Centre Invokes Essential Commodities Act to Boost LPG Supply Amid Oil Crisis

In response to the oil crisis triggered by the escalating conflict involving Israel, the United States, and Iran, the Government of India invoked the Essential Commodities Act, 1955 (ECA) on March 5, 2026, directing oil refining companies to maximise production of Liquefied Petroleum Gas (LPG) and prioritise its supply for domestic consumers.

Key Directions Issued

Under the order:

  • Oil refining companies must increase LPG production and ensure its availability exclusively for domestic consumption.
  • Refineries are prohibited from diverting propane or butane streams—key components of LPG—for the manufacture of other petrochemical products.
  • Indian Oil Corporation, Bharat Petroleum Corporation Limited, and other Oil Marketing Companies (OMCs) have been instructed to supply LPG solely for household and domestic use.

The directive invokes Sections 3 and 5 of the Essential Commodities Act, which empower the Centre to regulate production, supply, and distribution of essential commodities, including setting limits for refining and marketing companies.

About the Essential Commodities Act

The Essential Commodities Act, 1955 has historically been used by the government to:

  • Control rising prices of essential goods
  • Prevent hoarding and black marketing
  • Ensure food and supply security

2020 Amendments

In 2020, Parliament amended the Act to limit the Centre’s regulatory powers over certain agricultural commodities such as cereals, pulses, potatoes, onions, edible oilseeds, and oils.
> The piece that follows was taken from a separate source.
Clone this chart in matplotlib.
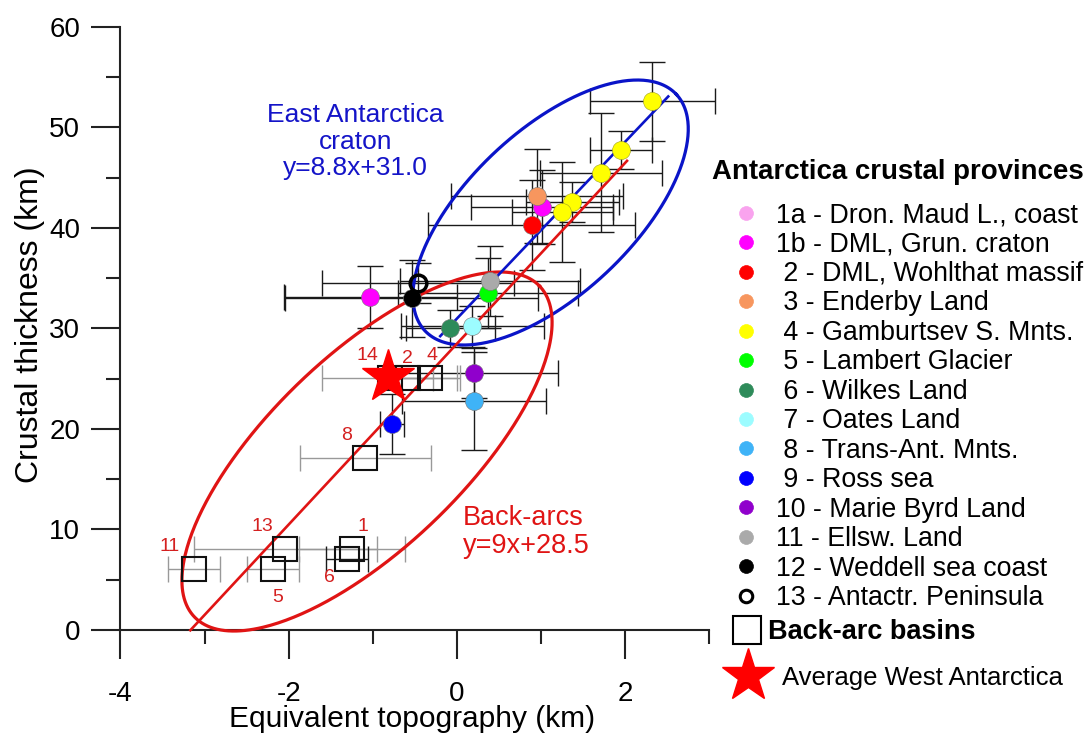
import numpy as np
import matplotlib
matplotlib.use("Agg")
import matplotlib.pyplot as plt
from matplotlib.lines import Line2D
from matplotlib import font_manager

# --- Antarctic crustal provinces (circles with error bars) ---
prov_id = ["2", "1b", "3", "4", "4", "4", "4", "4", "1b", "12", "13", "5", "11", "6", "7", "10", "8", "9"]
prov_x = [0.89, 1.01, 0.95, 2.32, 1.95, 1.71, 1.37, 1.25, -1.03, -0.54, -0.46, 0.37, 0.39, -0.08, 0.18, 0.20, 0.20, -0.77]
prov_y = [40.3, 42.1, 43.2, 52.6, 47.8, 45.5, 42.6, 41.6, 33.1, 33.0, 34.5, 33.5, 34.7, 30.0, 30.2, 25.6, 22.8, 20.5]
prov_xerr = [1.23, 0.84, 1.02, 0.74, 0.37, 0.72, 0.55, 0.60, 1.03, 1.50, 1.14, 1.07, 1.07, 0.53, 0.85, 1.00, 0.86, 0.14]
prov_yerr = [4.5, 3.7, 4.7, 3.9, 1.9, 5.9, 2.0, 5.0, 3.1, 3.8, 2.0, 3.5, 3.5, 1.8, 2.0, 2.5, 4.9, 3.0]

legend_ids = ["1a", "1b", "2", "3", "4", "5", "6", "7", "8", "9", "10", "11", "12", "13"]
legend_labels = ["1a - Dron. Maud L., coast", "1b - DML, Grun. craton",
                 " 2 - DML, Wohlthat massif", " 3 - Enderby Land",
                 " 4 - Gamburtsev S. Mnts.", " 5 - Lambert Glacier",
                 " 6 - Wilkes Land", " 7 - Oates Land", " 8 - Trans-Ant. Mnts.",
                 " 9 - Ross sea", "10 - Marie Byrd Land", "11 - Ellsw. Land",
                 "12 - Weddell sea coast", "13 - Antactr. Peninsula"]
legend_colors = ["#f9a3ee", "#ff00ff", "#ff0000", "#f7965e", "#ffff00", "#00ff00",
                 "#2e8b5a", "#9cfcff", "#3fb3f7", "#0000ff", "#9000cc", "#aaaaaa",
                 "#000000", "#ffffff"]

# --- Back-arc basins (open squares) ---
basin_id = ["14", "2", "4", "8", "11", "13", "1", "5", "6"]
basin_x = [-0.80, -0.58, -0.32, -1.09, -3.13, -2.04, -1.25, -2.19, -1.31]
basin_y = [25.1, 25.1, 25.1, 17.1, 6.1, 8.05, 8.05, 6.1, 7.1]
basin_xerr = [0.80, 0.30, 0.35, 0.78, 0.31, 1.09, 0.63, 0.31, 0.25]
basin_lab_x = [-1.07, -0.59, -0.30, -1.31, -3.42, -2.31, -1.12, -2.13, -1.52]
basin_lab_y = [27.3, 27.0, 27.3, 19.4, 8.26, 10.25, 10.25, 3.28, 5.27]

# average West Antarctica
star_x = [-0.82]
star_y = [25.2]

# regressions: slope, intercept, x-range
east_fit = (8.8, 31.0, -0.2, 2.51)
back_fit = (9.0, 28.5, -3.17, 2.02)

# ellipses: centre and two conjugate semi-axis vectors (data units)
east_ell = (1.112, 41.54, 1.493, 11.77, -0.669, 5.94)
back_ell = (-1.07, 17.76, 2.051, 16.46, -0.795, 6.94)

names = {f.name for f in font_manager.fontManager.ttflist}
narrow = "Liberation Sans Narrow" if "Liberation Sans Narrow" in names else "Liberation Sans"
plt.rcParams["font.family"] = ["Liberation Sans", "DejaVu Sans"]
plt.rcParams["axes.unicode_minus"] = False

color_of = dict(zip(legend_ids, legend_colors))

fig = plt.figure(figsize=(10.88, 7.36), dpi=100)
ax = fig.add_axes([0.07978, 0.13037, 0.58004, 0.84660])
ax.set_xlim(-4.4, 3.1)
ax.set_ylim(-1, 61)

# ellipses
t = np.linspace(0, 2 * np.pi, 400)
for (cx, cy, ux, uy, vx, vy), col in [(east_ell, "#0a14c8"), (back_ell, "#e01414")]:
    ax.plot(cx + ux * np.cos(t) + vx * np.sin(t), cy + uy * np.cos(t) + vy * np.sin(t),
            color=col, lw=2.3, zorder=4)

# regression lines
for (m, b, x0, x1), col in [(back_fit, "#e01414"), (east_fit, "#0a14c8")]:
    xs = np.array([x0, x1])
    ax.plot(xs, m * xs + b, color=col, lw=1.9, zorder=4)

# error bars
ax.errorbar(prov_x, prov_y, xerr=prov_xerr, yerr=prov_yerr, fmt="none",
            ecolor="#1a1a1a", elinewidth=1.0, capsize=9.5, capthick=1.0, zorder=2)
bar_cols = ["#1a1a1a" if b == "6" else "#999999" for b in basin_id]
for x, y, xe, c in zip(basin_x, basin_y, basin_xerr, bar_cols):
    ax.errorbar(x, y, xerr=xe, fmt="none", ecolor=c, elinewidth=1.0,
                capsize=9.5, capthick=1.0, zorder=2)

# province points
for pid, x, y in zip(prov_id, prov_x, prov_y):
    if pid == "13":
        ax.plot(x, y, "o", ms=12, mfc="none", mec="black", mew=2.5, zorder=6)
    else:
        ec = "#a0a020" if pid == "4" else "#777777"
        ax.plot(x, y, "o", ms=13, mfc=color_of[pid], mec=ec, mew=0.4, zorder=5)

# back-arc squares and labels
ax.plot(basin_x, basin_y, "s", ms=17, mfc="none", mec="#111111", mew=1.5, zorder=5)
for lab, lx, ly in zip(basin_id, basin_lab_x, basin_lab_y):
    ax.text(lx, ly, lab, color="#d42020", fontsize=14, ha="center", va="center", zorder=7)

ax.plot(star_x, star_y, "*", ms=40, color="#ff0000", mec="#ff0000", zorder=7)

ax.text(-1.21, 48.6, "East Antarctica\ncraton\ny=8.8x+31.0", color="#1414c8",
        fontsize=19, ha="center", va="center", linespacing=1.12)
ax.text(0.07, 9.75, "Back-arcs\ny=9x+28.5", color="#e01414", fontsize=19.5,
        ha="left", va="center", linespacing=1.12)

# axes styling
for s in ["top", "right"]:
    ax.spines[s].set_visible(False)
ax.spines["left"].set_position(("data", -4))
ax.spines["bottom"].set_position(("data", 0))
ax.spines["left"].set_bounds(0, 60)
ax.spines["bottom"].set_bounds(-4, 3)
for s in ["left", "bottom"]:
    ax.spines[s].set_linewidth(1.5)
    ax.spines[s].set_color("#222222")
ax.set_xticks([-4, -2, 0, 2])
ax.set_xticks([-3, -1, 1, 3], minor=True)
ax.set_yticks(range(0, 61, 10))
ax.set_yticks(range(5, 60, 10), minor=True)
ax.tick_params(which="major", direction="out", length=21, width=1.5, color="#222222",
               labelsize=20)
ax.tick_params(which="minor", direction="out", length=10, width=1.5, color="#222222")
ax.tick_params(axis="x", pad=16)
ax.tick_params(axis="y", pad=8)
for lbl in ax.get_xticklabels() + ax.get_yticklabels():
    lbl.set_family(narrow)

ax.set_xlabel("Equivalent topography (km)", fontsize=21.5, family=narrow)
ax.set_ylabel("Crustal thickness (km)", fontsize=23, family=narrow)
ax.xaxis.set_label_coords(0.515, -0.105)
ax.yaxis.set_label_coords(-0.066, 0.506)

# legend
handles = []
for lid, col in zip(legend_ids, legend_colors):
    if lid == "13":
        handles.append(Line2D([], [], ls="none", marker="o", ms=9, mfc="white", mec="black", mew=2.2))
    else:
        handles.append(Line2D([], [], ls="none", marker="o", ms=10, mfc=col, mec=col, mew=0.5))
fig.text(712 / 1088, 1 - 172 / 736, "Antarctica crustal provinces", fontsize=19.9,
         fontweight="bold", ha="left", va="center")
leg1 = fig.legend(handles, legend_labels, loc="upper left",
                  bbox_to_anchor=(738 / 1088, 1 - 202 / 736), frameon=False,
                  fontsize=19.3, handlelength=0.6, handletextpad=0.82,
                  labelspacing=0.13, borderpad=0, borderaxespad=0)

sq = Line2D([], [], ls="none", marker="s", ms=20, mfc="none", mec="black", mew=1.5)
leg2 = fig.legend([sq], ["Back-arc basins"], loc="center left",
                  bbox_to_anchor=(733 / 1088, 1 - 632 / 736), frameon=False,
                  handlelength=1.05, handletextpad=0.25, borderpad=0, borderaxespad=0,
                  prop={"size": 19.5, "weight": "bold"})
st = Line2D([], [], ls="none", marker="*", ms=40, color="#ff0000")
leg3 = fig.legend([st], ["Average West Antarctica"], loc="center left",
                  bbox_to_anchor=(722 / 1088, 1 - 678 / 736), frameon=False,
                  fontsize=18.5, handlelength=2.0, handletextpad=0.35,
                  borderpad=0, borderaxespad=0)

fig.savefig("out.png", dpi=100)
Regulation can now be invoked only under extraordinary circumstances, including:

  • War
  • Famine
  • Extraordinary price rise
  • Natural calamities of a grave nature

The amendment also introduced price-triggered stock limits:

  • 100% rise in retail prices of horticultural produce
  • 50% rise in retail prices of non-perishable food items

Continued Use of the Act

Despite the amendments, the Centre has invoked the ECA five times since 2020, imposing measures such as stock limits on cereals and wheat and restrictions on sugar exports to manage domestic supply and control price volatility.